-- Begin Record extracts --

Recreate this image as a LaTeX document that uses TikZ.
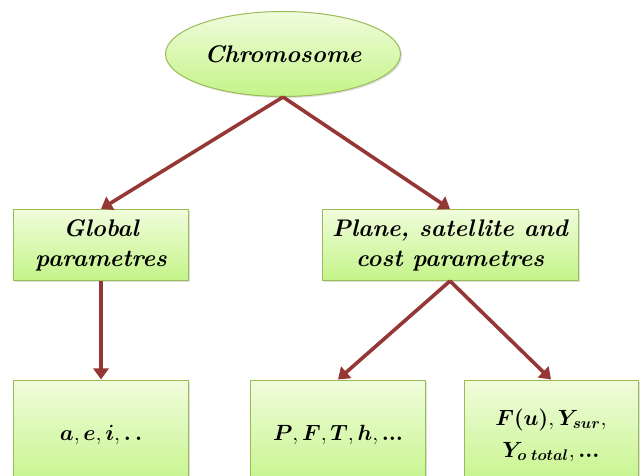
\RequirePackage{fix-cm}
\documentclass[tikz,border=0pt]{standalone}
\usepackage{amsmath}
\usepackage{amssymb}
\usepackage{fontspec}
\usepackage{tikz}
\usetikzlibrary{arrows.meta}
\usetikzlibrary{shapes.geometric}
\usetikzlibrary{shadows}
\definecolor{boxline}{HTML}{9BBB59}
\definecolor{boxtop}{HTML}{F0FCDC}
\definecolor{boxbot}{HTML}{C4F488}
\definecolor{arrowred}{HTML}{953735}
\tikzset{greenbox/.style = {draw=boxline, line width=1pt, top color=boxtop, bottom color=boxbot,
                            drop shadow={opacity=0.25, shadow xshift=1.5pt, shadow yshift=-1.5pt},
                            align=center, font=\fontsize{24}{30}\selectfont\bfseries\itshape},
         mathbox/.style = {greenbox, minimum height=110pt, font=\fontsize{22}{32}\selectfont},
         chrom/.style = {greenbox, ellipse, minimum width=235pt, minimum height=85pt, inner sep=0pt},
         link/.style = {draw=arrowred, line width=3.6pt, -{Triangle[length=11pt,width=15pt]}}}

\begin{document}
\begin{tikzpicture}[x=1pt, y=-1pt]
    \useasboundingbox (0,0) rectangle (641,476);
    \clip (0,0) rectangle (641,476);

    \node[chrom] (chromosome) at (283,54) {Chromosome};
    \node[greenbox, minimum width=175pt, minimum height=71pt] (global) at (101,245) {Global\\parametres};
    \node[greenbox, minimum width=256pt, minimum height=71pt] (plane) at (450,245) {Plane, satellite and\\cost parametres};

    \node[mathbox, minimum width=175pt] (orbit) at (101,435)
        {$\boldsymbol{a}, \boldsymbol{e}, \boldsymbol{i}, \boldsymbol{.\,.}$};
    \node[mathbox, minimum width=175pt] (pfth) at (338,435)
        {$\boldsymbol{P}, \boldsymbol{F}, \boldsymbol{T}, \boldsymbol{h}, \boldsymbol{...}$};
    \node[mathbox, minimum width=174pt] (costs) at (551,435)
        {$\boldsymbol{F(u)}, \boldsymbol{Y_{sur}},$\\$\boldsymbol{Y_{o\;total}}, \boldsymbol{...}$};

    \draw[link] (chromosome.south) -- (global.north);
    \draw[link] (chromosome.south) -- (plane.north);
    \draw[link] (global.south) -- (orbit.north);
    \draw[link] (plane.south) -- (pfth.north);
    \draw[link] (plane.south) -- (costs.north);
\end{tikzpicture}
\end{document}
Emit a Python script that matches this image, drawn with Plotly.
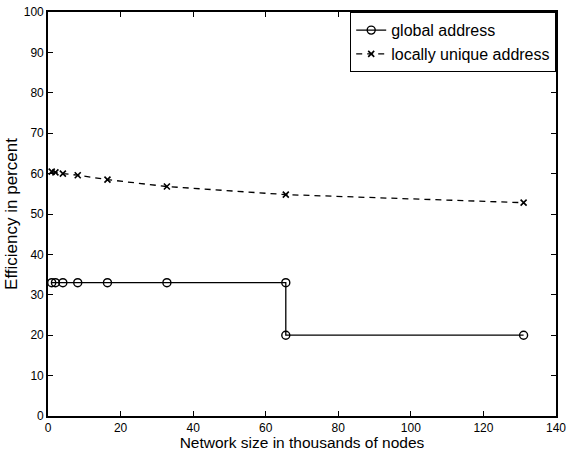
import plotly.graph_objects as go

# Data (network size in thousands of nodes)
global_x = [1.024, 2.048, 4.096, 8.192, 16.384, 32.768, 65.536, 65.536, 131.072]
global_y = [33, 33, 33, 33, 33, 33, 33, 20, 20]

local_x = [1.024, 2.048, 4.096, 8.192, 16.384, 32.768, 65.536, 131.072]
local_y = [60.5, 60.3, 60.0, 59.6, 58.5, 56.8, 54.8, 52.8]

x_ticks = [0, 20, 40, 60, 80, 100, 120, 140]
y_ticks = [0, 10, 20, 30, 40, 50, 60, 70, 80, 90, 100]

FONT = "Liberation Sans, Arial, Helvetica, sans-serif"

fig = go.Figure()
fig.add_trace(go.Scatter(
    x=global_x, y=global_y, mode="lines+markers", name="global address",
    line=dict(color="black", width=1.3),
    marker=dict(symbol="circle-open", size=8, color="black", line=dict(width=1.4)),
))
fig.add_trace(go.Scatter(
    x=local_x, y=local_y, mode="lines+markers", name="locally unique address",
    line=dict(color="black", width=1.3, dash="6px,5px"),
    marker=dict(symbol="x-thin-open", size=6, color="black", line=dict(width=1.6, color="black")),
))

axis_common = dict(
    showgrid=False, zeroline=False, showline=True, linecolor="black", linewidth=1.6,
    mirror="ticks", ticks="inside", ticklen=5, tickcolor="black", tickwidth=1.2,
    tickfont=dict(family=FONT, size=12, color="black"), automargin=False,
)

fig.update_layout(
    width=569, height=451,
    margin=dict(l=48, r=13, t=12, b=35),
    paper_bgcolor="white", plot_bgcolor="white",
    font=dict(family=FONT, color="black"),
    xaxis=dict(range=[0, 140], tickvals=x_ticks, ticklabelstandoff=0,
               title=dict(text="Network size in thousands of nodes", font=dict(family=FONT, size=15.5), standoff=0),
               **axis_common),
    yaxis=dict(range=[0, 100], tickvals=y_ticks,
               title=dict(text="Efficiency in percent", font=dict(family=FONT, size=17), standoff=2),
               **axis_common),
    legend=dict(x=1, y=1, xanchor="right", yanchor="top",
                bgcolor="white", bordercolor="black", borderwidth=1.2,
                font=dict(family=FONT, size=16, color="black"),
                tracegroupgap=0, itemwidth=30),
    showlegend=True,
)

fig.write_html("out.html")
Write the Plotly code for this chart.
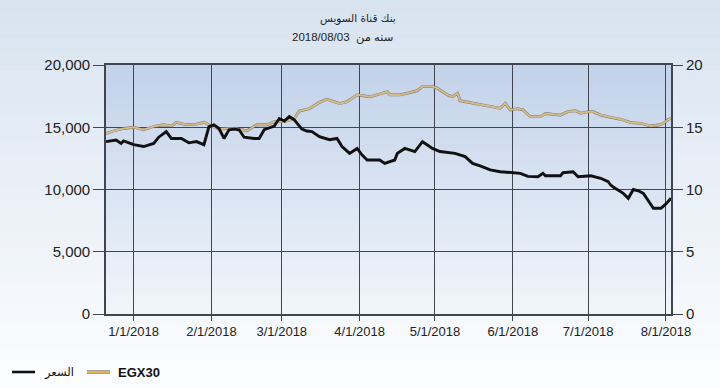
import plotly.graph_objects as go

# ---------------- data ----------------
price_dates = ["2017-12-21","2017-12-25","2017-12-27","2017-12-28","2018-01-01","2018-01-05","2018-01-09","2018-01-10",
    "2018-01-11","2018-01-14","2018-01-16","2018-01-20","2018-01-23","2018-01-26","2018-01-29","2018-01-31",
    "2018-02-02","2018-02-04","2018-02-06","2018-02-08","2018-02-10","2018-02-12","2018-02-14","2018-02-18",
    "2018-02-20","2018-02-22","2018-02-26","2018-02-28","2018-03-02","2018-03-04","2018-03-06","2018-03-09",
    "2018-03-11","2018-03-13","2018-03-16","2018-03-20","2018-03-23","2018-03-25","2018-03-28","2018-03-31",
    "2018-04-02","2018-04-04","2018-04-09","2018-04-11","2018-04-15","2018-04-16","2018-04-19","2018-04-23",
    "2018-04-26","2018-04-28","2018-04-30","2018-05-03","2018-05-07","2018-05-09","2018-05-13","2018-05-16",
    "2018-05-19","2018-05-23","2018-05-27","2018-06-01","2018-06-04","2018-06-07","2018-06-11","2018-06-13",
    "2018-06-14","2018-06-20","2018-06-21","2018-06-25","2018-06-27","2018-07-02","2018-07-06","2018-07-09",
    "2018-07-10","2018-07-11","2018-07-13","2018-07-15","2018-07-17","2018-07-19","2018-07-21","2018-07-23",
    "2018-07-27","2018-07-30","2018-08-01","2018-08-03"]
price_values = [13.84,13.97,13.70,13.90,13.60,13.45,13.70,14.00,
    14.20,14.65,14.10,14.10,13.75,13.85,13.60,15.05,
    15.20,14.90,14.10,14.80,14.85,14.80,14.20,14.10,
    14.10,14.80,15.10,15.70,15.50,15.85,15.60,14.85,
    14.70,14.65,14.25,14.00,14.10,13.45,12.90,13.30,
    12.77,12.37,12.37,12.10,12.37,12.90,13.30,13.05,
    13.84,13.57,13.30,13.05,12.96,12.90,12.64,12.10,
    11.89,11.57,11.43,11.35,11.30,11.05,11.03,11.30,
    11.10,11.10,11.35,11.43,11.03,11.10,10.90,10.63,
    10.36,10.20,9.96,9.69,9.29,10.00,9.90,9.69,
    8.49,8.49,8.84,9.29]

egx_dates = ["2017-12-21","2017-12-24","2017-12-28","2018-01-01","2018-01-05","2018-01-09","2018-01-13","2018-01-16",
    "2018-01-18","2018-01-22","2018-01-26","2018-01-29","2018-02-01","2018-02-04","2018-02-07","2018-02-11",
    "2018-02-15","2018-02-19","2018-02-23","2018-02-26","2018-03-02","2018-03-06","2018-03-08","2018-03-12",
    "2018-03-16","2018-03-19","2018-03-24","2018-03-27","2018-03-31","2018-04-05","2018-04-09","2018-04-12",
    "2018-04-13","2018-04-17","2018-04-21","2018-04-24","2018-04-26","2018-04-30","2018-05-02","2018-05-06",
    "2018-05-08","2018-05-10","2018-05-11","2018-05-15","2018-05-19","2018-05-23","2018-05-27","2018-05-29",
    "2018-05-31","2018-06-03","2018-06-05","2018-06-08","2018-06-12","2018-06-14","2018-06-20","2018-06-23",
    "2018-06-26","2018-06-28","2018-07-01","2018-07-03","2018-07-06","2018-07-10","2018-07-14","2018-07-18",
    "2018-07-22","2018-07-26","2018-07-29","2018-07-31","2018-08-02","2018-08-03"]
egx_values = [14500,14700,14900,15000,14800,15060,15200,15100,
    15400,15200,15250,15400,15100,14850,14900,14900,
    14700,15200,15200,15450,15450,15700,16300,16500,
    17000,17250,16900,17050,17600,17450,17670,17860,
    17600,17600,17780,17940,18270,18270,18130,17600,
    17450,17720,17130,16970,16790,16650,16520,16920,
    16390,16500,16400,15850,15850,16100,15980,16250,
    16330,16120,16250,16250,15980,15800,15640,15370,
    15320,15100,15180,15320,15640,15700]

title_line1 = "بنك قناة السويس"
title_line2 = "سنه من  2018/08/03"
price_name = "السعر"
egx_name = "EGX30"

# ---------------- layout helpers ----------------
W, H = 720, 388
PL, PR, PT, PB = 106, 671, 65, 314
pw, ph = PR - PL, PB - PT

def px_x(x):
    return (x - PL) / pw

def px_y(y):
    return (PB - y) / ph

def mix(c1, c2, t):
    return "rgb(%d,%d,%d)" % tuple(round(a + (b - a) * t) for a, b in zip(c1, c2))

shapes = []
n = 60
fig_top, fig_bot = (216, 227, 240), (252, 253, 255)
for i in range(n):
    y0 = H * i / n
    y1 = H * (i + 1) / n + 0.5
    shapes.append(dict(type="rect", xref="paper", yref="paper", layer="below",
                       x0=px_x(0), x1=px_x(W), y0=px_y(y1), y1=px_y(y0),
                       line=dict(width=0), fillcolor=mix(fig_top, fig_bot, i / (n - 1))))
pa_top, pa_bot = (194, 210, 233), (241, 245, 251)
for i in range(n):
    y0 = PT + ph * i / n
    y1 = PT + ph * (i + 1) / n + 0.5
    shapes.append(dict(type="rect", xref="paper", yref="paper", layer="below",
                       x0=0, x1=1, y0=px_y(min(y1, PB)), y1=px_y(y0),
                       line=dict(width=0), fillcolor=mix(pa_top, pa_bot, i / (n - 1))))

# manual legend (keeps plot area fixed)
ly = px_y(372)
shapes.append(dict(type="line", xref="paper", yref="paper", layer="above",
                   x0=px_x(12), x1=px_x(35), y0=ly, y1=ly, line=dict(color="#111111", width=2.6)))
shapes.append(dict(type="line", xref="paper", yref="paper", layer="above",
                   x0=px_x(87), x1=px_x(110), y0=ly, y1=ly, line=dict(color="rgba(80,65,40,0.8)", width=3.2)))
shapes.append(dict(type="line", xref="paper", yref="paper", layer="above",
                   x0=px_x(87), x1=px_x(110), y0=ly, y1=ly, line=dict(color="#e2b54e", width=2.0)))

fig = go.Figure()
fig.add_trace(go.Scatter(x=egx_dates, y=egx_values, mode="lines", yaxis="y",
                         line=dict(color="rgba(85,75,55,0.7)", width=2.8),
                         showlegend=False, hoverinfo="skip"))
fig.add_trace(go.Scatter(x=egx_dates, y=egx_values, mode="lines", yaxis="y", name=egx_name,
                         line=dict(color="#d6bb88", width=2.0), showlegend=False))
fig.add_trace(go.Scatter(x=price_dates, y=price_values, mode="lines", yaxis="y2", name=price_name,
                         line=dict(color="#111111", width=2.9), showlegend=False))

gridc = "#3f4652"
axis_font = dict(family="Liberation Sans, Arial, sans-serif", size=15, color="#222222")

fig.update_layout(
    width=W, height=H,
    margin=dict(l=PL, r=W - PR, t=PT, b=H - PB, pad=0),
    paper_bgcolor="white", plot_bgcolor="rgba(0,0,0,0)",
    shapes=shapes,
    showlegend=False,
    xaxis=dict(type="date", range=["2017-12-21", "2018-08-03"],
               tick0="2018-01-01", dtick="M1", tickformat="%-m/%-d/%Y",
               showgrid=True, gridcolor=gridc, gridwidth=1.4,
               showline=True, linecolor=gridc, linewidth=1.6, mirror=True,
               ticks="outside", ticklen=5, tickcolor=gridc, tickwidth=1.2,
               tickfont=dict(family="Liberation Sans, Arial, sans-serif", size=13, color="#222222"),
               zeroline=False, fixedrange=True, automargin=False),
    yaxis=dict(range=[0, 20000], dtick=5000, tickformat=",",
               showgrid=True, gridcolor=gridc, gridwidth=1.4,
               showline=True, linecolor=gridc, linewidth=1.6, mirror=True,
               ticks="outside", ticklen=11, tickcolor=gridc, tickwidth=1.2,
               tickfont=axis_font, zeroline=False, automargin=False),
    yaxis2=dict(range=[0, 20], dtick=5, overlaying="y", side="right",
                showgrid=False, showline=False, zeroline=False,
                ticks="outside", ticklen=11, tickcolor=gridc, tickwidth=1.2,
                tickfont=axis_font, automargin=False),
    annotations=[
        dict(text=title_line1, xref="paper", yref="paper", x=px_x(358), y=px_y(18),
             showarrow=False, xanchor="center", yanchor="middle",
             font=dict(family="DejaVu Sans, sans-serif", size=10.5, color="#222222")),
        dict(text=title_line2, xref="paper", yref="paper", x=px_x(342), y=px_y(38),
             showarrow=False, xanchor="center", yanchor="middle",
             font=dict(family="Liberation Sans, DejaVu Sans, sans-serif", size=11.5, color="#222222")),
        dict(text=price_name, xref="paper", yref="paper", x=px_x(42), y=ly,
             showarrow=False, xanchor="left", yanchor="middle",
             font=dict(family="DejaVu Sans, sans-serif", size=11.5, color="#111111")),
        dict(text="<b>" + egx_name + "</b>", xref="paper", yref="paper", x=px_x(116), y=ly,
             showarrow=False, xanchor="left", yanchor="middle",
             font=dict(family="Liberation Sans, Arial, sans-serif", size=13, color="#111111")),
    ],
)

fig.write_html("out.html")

-- End Record extracts --

Exactly reproduce the lines from the line holding "Emit a Python" through the line holding "80, 90, 100]", and only those; pictures are to be left out.

▸ **Output**
Emit a Python script that matches this image, drawn with Plotly.
import plotly.graph_objects as go

# Data (network size in thousands of nodes)
global_x = [1.024, 2.048, 4.096, 8.192, 16.384, 32.768, 65.536, 65.536, 131.072]
global_y = [33, 33, 33, 33, 33, 33, 33, 20, 20]

local_x = [1.024, 2.048, 4.096, 8.192, 16.384, 32.768, 65.536, 131.072]
local_y = [60.5, 60.3, 60.0, 59.6, 58.5, 56.8, 54.8, 52.8]

x_ticks = [0, 20, 40, 60, 80, 100, 120, 140]
y_ticks = [0, 10, 20, 30, 40, 50, 60, 70, 80, 90, 100]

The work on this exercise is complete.